### To do
Reproduce the material in full, unchanged.

# start of Information shown

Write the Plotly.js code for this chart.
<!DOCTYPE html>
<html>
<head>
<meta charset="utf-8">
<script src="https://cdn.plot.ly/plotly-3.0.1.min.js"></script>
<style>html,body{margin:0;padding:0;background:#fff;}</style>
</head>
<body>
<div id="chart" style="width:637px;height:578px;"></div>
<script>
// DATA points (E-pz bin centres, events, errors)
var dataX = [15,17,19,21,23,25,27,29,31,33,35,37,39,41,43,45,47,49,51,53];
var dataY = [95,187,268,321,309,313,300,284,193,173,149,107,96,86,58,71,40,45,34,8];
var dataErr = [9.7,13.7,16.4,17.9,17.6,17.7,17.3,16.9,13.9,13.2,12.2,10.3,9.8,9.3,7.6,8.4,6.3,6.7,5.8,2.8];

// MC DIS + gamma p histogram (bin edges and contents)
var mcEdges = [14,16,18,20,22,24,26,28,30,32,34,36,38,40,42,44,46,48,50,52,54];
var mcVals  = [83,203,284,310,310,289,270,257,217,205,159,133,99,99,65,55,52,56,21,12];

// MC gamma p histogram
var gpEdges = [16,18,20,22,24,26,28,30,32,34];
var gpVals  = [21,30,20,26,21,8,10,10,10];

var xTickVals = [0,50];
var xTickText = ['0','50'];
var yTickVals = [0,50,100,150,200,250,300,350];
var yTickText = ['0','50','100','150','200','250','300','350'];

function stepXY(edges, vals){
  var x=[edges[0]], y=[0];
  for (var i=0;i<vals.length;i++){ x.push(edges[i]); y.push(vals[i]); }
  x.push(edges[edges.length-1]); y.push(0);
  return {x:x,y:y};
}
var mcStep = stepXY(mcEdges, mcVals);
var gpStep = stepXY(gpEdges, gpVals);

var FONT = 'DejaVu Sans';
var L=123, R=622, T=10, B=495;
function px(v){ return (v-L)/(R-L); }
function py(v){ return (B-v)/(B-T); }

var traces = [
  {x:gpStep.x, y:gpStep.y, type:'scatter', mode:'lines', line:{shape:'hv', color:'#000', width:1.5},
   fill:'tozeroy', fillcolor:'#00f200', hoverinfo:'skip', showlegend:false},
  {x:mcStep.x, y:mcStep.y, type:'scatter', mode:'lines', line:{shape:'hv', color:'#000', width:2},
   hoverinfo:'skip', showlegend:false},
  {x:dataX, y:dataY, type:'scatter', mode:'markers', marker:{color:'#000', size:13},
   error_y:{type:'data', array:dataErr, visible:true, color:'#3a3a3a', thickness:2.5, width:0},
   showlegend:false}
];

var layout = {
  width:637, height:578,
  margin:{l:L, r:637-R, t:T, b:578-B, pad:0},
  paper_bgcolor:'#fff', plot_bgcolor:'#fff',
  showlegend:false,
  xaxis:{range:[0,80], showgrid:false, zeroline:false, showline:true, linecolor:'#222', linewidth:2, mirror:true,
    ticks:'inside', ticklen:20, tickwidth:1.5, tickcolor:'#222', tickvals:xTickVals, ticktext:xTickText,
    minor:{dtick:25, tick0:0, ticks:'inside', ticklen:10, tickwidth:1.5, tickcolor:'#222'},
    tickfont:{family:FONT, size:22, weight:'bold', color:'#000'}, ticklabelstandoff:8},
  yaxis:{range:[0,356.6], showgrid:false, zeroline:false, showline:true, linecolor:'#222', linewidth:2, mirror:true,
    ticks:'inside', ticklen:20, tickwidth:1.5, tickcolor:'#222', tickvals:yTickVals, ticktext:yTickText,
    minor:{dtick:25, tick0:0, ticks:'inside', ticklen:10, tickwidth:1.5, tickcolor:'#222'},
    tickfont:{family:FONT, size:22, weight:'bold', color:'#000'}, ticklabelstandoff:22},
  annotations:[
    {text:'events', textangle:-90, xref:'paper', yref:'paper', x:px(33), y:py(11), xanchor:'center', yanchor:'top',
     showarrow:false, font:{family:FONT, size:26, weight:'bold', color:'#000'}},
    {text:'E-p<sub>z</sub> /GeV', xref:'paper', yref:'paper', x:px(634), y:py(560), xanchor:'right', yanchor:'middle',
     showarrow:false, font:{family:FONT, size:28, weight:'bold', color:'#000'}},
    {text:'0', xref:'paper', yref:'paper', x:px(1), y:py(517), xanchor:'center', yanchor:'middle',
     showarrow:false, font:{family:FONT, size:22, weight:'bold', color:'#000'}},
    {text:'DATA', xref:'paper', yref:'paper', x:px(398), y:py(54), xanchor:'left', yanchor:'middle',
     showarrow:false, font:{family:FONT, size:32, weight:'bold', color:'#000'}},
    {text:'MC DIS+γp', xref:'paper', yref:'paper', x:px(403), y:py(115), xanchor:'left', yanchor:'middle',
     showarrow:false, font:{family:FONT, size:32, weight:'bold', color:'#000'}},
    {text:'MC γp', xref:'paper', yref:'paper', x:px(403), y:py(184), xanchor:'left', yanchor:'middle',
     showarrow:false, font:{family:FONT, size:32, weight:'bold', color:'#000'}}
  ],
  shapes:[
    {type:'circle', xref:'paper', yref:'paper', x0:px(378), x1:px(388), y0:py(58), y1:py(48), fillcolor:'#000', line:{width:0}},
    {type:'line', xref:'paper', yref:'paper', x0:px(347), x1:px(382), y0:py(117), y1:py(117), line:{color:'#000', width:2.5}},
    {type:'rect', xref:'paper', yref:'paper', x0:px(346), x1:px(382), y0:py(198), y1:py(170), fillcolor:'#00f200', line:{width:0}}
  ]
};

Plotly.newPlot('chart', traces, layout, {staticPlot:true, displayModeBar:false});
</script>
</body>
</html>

# end of Information shown

### Exercise output
Write the Plotly.js code for this chart.
<!DOCTYPE html>
<html>
<head>
<meta charset="utf-8">
<script src="https://cdn.plot.ly/plotly-3.0.1.min.js"></script>
<style>html,body{margin:0;padding:0;background:#fff;}</style>
</head>
<body>
<div id="chart" style="width:637px;height:578px;"></div>
<script>
// DATA points (E-pz bin centres, events, errors)
var dataX = [15,17,19,21,23,25,27,29,31,33,35,37,39,41,43,45,47,49,51,53];
var dataY = [95,187,268,321,309,313,300,284,193,173,149,107,96,86,58,71,40,45,34,8];
var dataErr = [9.7,13.7,16.4,17.9,17.6,17.7,17.3,16.9,13.9,13.2,12.2,10.3,9.8,9.3,7.6,8.4,6.3,6.7,5.8,2.8];

// MC DIS + gamma p histogram (bin edges and contents)
var mcEdges = [14,16,18,20,22,24,26,28,30,32,34,36,38,40,42,44,46,48,50,52,54];
var mcVals  = [83,203,284,310,310,289,270,257,217,205,159,133,99,99,65,55,52,56,21,12];

// MC gamma p histogram
var gpEdges = [16,18,20,22,24,26,28,30,32,34];
var gpVals  = [21,30,20,26,21,8,10,10,10];

var xTickVals = [0,50];
var xTickText = ['0','50'];
var yTickVals = [0,50,100,150,200,250,300,350];
var yTickText = ['0','50','100','150','200','250','300','350'];

function stepXY(edges, vals){
  var x=[edges[0]], y=[0];
  for (var i=0;i<vals.length;i++){ x.push(edges[i]); y.push(vals[i]); }
  x.push(edges[edges.length-1]); y.push(0);
  return {x:x,y:y};
}
var mcStep = stepXY(mcEdges, mcVals);
var gpStep = stepXY(gpEdges, gpVals);

var FONT = 'DejaVu Sans';
var L=123, R=622, T=10, B=495;
function px(v){ return (v-L)/(R-L); }
function py(v){ return (B-v)/(B-T); }

var traces = [
  {x:gpStep.x, y:gpStep.y, type:'scatter', mode:'lines', line:{shape:'hv', color:'#000', width:1.5},
   fill:'tozeroy', fillcolor:'#00f200', hoverinfo:'skip', showlegend:false},
  {x:mcStep.x, y:mcStep.y, type:'scatter', mode:'lines', line:{shape:'hv', color:'#000', width:2},
   hoverinfo:'skip', showlegend:false},
  {x:dataX, y:dataY, type:'scatter', mode:'markers', marker:{color:'#000', size:13},
   error_y:{type:'data', array:dataErr, visible:true, color:'#3a3a3a', thickness:2.5, width:0},
   showlegend:false}
];

var layout = {
  width:637, height:578,
  margin:{l:L, r:637-R, t:T, b:578-B, pad:0},
  paper_bgcolor:'#fff', plot_bgcolor:'#fff',
  showlegend:false,
  xaxis:{range:[0,80], showgrid:false, zeroline:false, showline:true, linecolor:'#222', linewidth:2, mirror:true,
    ticks:'inside', ticklen:20, tickwidth:1.5, tickcolor:'#222', tickvals:xTickVals, ticktext:xTickText,
    minor:{dtick:25, tick0:0, ticks:'inside', ticklen:10, tickwidth:1.5, tickcolor:'#222'},
    tickfont:{family:FONT, size:22, weight:'bold', color:'#000'}, ticklabelstandoff:8},
  yaxis:{range:[0,356.6], showgrid:false, zeroline:false, showline:true, linecolor:'#222', linewidth:2, mirror:true,
    ticks:'inside', ticklen:20, tickwidth:1.5, tickcolor:'#222', tickvals:yTickVals, ticktext:yTickText,
    minor:{dtick:25, tick0:0, ticks:'inside', ticklen:10, tickwidth:1.5, tickcolor:'#222'},
    tickfont:{family:FONT, size:22, weight:'bold', color:'#000'}, ticklabelstandoff:22},
  annotations:[
    {text:'events', textangle:-90, xref:'paper', yref:'paper', x:px(33), y:py(11), xanchor:'center', yanchor:'top',
     showarrow:false, font:{family:FONT, size:26, weight:'bold', color:'#000'}},
    {text:'E-p<sub>z</sub> /GeV', xref:'paper', yref:'paper', x:px(634), y:py(560), xanchor:'right', yanchor:'middle',
     showarrow:false, font:{family:FONT, size:28, weight:'bold', color:'#000'}},
    {text:'0', xref:'paper', yref:'paper', x:px(1), y:py(517), xanchor:'center', yanchor:'middle',
     showarrow:false, font:{family:FONT, size:22, weight:'bold', color:'#000'}},
    {text:'DATA', xref:'paper', yref:'paper', x:px(398), y:py(54), xanchor:'left', yanchor:'middle',
     showarrow:false, font:{family:FONT, size:32, weight:'bold', color:'#000'}},
    {text:'MC DIS+γp', xref:'paper', yref:'paper', x:px(403), y:py(115), xanchor:'left', yanchor:'middle',
     showarrow:false, font:{family:FONT, size:32, weight:'bold', color:'#000'}},
    {text:'MC γp', xref:'paper', yref:'paper', x:px(403), y:py(184), xanchor:'left', yanchor:'middle',
     showarrow:false, font:{family:FONT, size:32, weight:'bold', color:'#000'}}
  ],
  shapes:[
    {type:'circle', xref:'paper', yref:'paper', x0:px(378), x1:px(388), y0:py(58), y1:py(48), fillcolor:'#000', line:{width:0}},
    {type:'line', xref:'paper', yref:'paper', x0:px(347), x1:px(382), y0:py(117), y1:py(117), line:{color:'#000', width:2.5}},
    {type:'rect', xref:'paper', yref:'paper', x0:px(346), x1:px(382), y0:py(198), y1:py(170), fillcolor:'#00f200', line:{width:0}}
  ]
};

Plotly.newPlot('chart', traces, layout, {staticPlot:true, displayModeBar:false});
</script>
</body>
</html>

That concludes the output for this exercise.